Sunday, 24 de November de 2024 ISSN 1519-7670 - Ano 24 - nº 1315

Um cronista do tempo

CENAS DE RUA

Sebastião Jorge (*)

O tempo passa sem nos darmos conta. Ninguém o vê. Ele nos atinge devagar e silencioso. Não é exagero defini-lo como mera abstração. A filosofia tem tentado decifrar o enigma, sem sucesso.

O que me fascina no tempo é o seu mistério. Implacável ninguém o segura, embora alguns se iludam poder dominá-lo. Como?

Por essa lógica o tempo é inalcançável. Tolice querer compartilhar com ele os segredos que o envolve. Há um modo, no entanto, de dominá-lo…

Resgatando certos momentos da vida, dando a possibilidade de tornar as lembranças presentes. Nada de eureka. Como não podemos desafiá-lo, sejamos apenas o seu cronista, registrando as dores e os prazeres, risos e desesperos, os sofrimentos e as esperanças, as aspirações e as frustrações, o esperar e o não receber, do mundo.

É esse papel na qualidade de jornalista que ao longo da vida pratiquei com disciplina. Na função de repórter zelei pela verdade na exploração da notícia. Jornalismo e história são coisas diferentes. Terminam, porém, se identificando quando a pesquisa busca nas folhas amarelecidas dos jornais, dados e informações à construção da própria história. Nesse aspecto a contribuição é inestimável.
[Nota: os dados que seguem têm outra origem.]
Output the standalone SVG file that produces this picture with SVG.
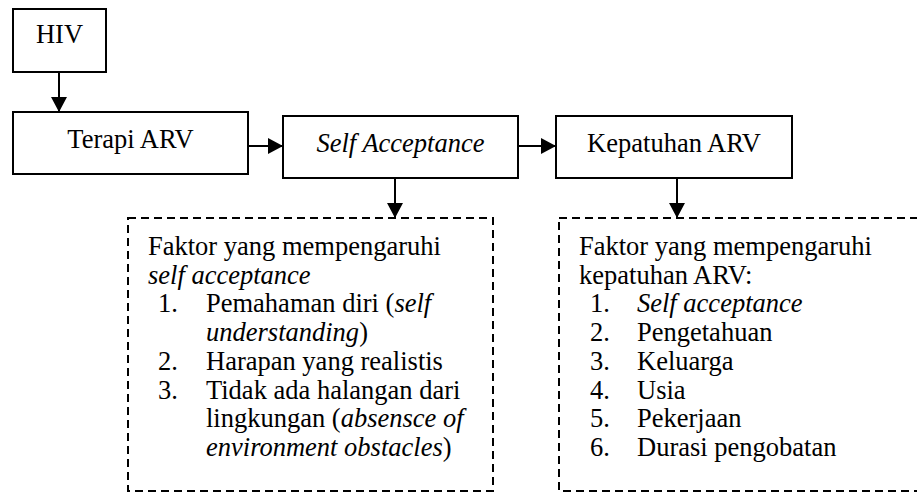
<svg xmlns="http://www.w3.org/2000/svg" width="917" height="493" viewBox="0 0 917 493">
<style>
  text { font-family: "Liberation Serif", "Times New Roman", serif; font-size: 26.5px; fill: #000; }
  .it { font-style: italic; }
  .box { fill: #fff; stroke: #000; stroke-width: 2; }
  .dash { fill: #fff; stroke: #000; stroke-width: 2; stroke-dasharray: 8 5; }
  .conn { stroke: #000; stroke-width: 2; fill: none; marker-end: url(#arrow); }
</style>
<defs>
  <marker id="arrow" markerUnits="userSpaceOnUse" markerWidth="16" markerHeight="16" refX="15" refY="8" orient="auto">
    <path d="M0,0 L15,8 L0,16 Z" fill="#000"/>
  </marker>
</defs>
<rect width="917" height="493" fill="#fff"/>

<g id="hiv">
  <rect class="box" x="13" y="9" width="93" height="63"/>
  <text x="59.5" y="43" text-anchor="middle">HIV</text>
</g>
<g id="terapi-arv">
  <rect class="box" x="13" y="112" width="235" height="62"/>
  <text x="130.5" y="148" text-anchor="middle">Terapi ARV</text>
</g>
<g id="self-acceptance">
  <rect class="box" x="283" y="116" width="235" height="62"/>
  <text x="400.5" y="152" text-anchor="middle" class="it">Self Acceptance</text>
</g>
<g id="kepatuhan-arv">
  <rect class="box" x="556" y="116" width="236" height="62"/>
  <text x="674" y="152" text-anchor="middle">Kepatuhan ARV</text>
</g>
<g id="faktor-self-acceptance">
  <rect class="dash" x="128" y="218" width="365" height="273"/>
  <text x="148" y="255">Faktor yang mempengaruhi</text>
  <text x="148" y="283.7" class="it">self acceptance</text>
  <text x="158" y="312.4">1.</text>
  <text x="206" y="312.4">Pemahaman diri (<tspan class="it">self</tspan></text>
  <text x="206" y="341.1"><tspan class="it">understanding</tspan>)</text>
  <text x="158" y="369.8">2.</text>
  <text x="206" y="369.8">Harapan yang realistis</text>
  <text x="158" y="398.5">3.</text>
  <text x="206" y="398.5">Tidak ada halangan dari</text>
  <text x="206" y="427.2">lingkungan (<tspan class="it">absensce of</tspan></text>
  <text x="206" y="455.9"><tspan class="it">environment obstacles</tspan>)</text>
</g>
<g id="faktor-kepatuhan">
  <rect class="dash" x="559" y="218" width="370" height="273"/>
  <text x="579" y="255">Faktor yang mempengaruhi</text>
  <text x="579" y="283.7">kepatuhan ARV:</text>
  <text x="590" y="312.4">1.</text>
  <text x="637" y="312.4" class="it">Self acceptance</text>
  <text x="590" y="341.1">2.</text>
  <text x="637" y="341.1">Pengetahuan</text>
  <text x="590" y="369.8">3.</text>
  <text x="637" y="369.8">Keluarga</text>
  <text x="590" y="398.5">4.</text>
  <text x="637" y="398.5">Usia</text>
  <text x="590" y="427.2">5.</text>
  <text x="637" y="427.2">Pekerjaan</text>
  <text x="590" y="455.9">6.</text>
  <text x="637" y="455.9">Durasi pengobatan</text>
</g>
<g id="connectors">
  <line class="conn" x1="59" y1="72" x2="59" y2="112"/>
  <line class="conn" x1="248" y1="146" x2="283" y2="146"/>
  <line class="conn" x1="518" y1="146" x2="556" y2="146"/>
  <line class="conn" x1="395" y1="178" x2="395" y2="218"/>
  <line class="conn" x1="677" y1="178" x2="677" y2="218"/>
</g>
</svg>
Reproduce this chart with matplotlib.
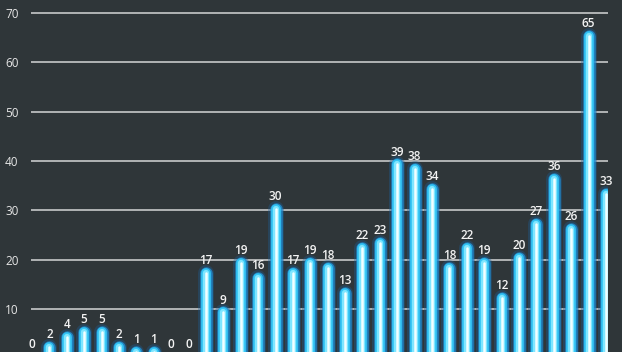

Escrevendo reportagens, artigos e crônicas ao longo de décadas, percebi, que muitos daqueles textos, contém alguma coisa de útil, pelo registro de uma época diferente, e o evoluir dos costumes.

São Luís não é mais a mesma dos anos 50 e muito menos do começo dos anos 60, do último século. As cidades de um modo geral são assim. Tudo muda e muita muito. A Rua Grande (a nossa principal rua), um exemplo apenas, era um luxo, pelo requinte de um comércio forte e seletivo. Caminhava-se sem atropelar ninguém e à noite, as vitrines coloridas e cheias de novidades, substituíam o horário da Televisão. Hoje se transformou num caldeirão de secos e molhados.

As esquinas ocupadas por camelôs, e o número de lojas populares, cheias de artigos para consumo de massa, mostram o inverso do que foi aquela artéria. O comércio melhorado, que ali funcionava, não resistiu a tentação: do luxo virou um modelo acabado de popularidade.

Sei que as crônicas, de um modo geral, publicadas nos periódicos, num dia, no outro, se transformam em pacote de resto de comida ou coisa pior, na embalagem da limpeza de um canil. Antonio Candido acreditava que "o que quer salvar-se acaba por perder-se; e o que não teme perder acaba por se salvar".

Contrariando o ensaísta não deixei que os meus escritos se perdessem no tempo, os resgatei, e acabaram ressurgindo no livro que lancei há poucos dias, Cenas de rua. O evento fez parte das comemorações dos 37 anos de fundação da Universidade Federal do Maranhão (UFMA).

É um livro de crônicas, as quais podem ser chamados também de artigos, ou como definiu Saramago, o que quiserem que seja. Nesses escritos deixei correr solto a ironia e o humor, para colorir a crítica sobre temas sobre os quais discordei. Uma coisa é certa: não perdi a suavidade com a paisagem e a beleza que ainda existe em São Luís.

Procurei assim, penetrar na alma da cidade, em muitos dessas crônicas, com um olhar severo e prazeroso.